* Exercise goal
From the first line of the listing below to the line with "ax.axis('off')", print each line exactly, and nothing more. Leave out the pictures.

** start **

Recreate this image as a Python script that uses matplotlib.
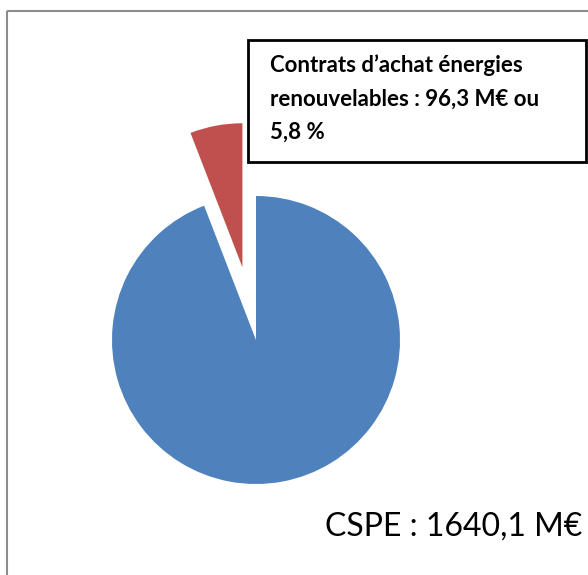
import matplotlib
matplotlib.use('Agg')
import matplotlib.pyplot as plt
from matplotlib.patches import Rectangle

# data
labels = ['Contrats d’achat énergies renouvelables', 'Reste CSPE']
values = [96.3, 1640.1 - 96.3]
colors = ['#C0504D', '#4F81BD']
explode = [74, 0]   # pie offsets are in data units (pixels here)

box_lines = ['Contrats d’achat énergies', 'renouvelables : 96,3 M€ ou', '5,8 %']
total_text = 'CSPE : 1640,1 M€'

W, H = 588, 575
fig = plt.figure(figsize=(W / 100, H / 100), dpi=100)
ax = fig.add_axes([0, 0, 1, 1])

# pie in pixel coordinates (y up)
ax.pie(values, colors=colors, explode=explode, startangle=90,
       counterclock=True, center=(256, H - 340), radius=144,
       wedgeprops=dict(linewidth=0))

ax.set_xlim(0, W)
ax.set_ylim(0, H)
ax.set_aspect('equal')
ax.axis('off')

# chart area border (top and left only)
ax.plot([7, W], [H - 11, H - 11], color='#8c8c8c', lw=1.5, solid_capstyle='butt')
ax.plot([7, 7], [0, H - 11], color='#8c8c8c', lw=1.5, solid_capstyle='butt')

# annotation box
ax.add_patch(Rectangle((248, H - 162), 338, 122, fill=False,
                       edgecolor='black', lw=2))
for i, line in enumerate(box_lines):
    ax.text(270, H - (72 + 33.5 * i), line, ha='left', va='baseline',
            fontsize=16, fontweight='bold', family='Lato')

ax.text(582, H - 536, total_text, ha='right', va='baseline', fontsize=23,
        family='Lato')

fig.savefig('out.png', dpi=100)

** end **

* Response to the task
Recreate this image as a Python script that uses matplotlib.
import matplotlib
matplotlib.use('Agg')
import matplotlib.pyplot as plt
from matplotlib.patches import Rectangle

# data
labels = ['Contrats d’achat énergies renouvelables', 'Reste CSPE']
values = [96.3, 1640.1 - 96.3]
colors = ['#C0504D', '#4F81BD']
explode = [74, 0]   # pie offsets are in data units (pixels here)

box_lines = ['Contrats d’achat énergies', 'renouvelables : 96,3 M€ ou', '5,8 %']
total_text = 'CSPE : 1640,1 M€'

W, H = 588, 575
fig = plt.figure(figsize=(W / 100, H / 100), dpi=100)
ax = fig.add_axes([0, 0, 1, 1])

# pie in pixel coordinates (y up)
ax.pie(values, colors=colors, explode=explode, startangle=90,
       counterclock=True, center=(256, H - 340), radius=144,
       wedgeprops=dict(linewidth=0))

ax.set_xlim(0, W)
ax.set_ylim(0, H)
ax.set_aspect('equal')
ax.axis('off')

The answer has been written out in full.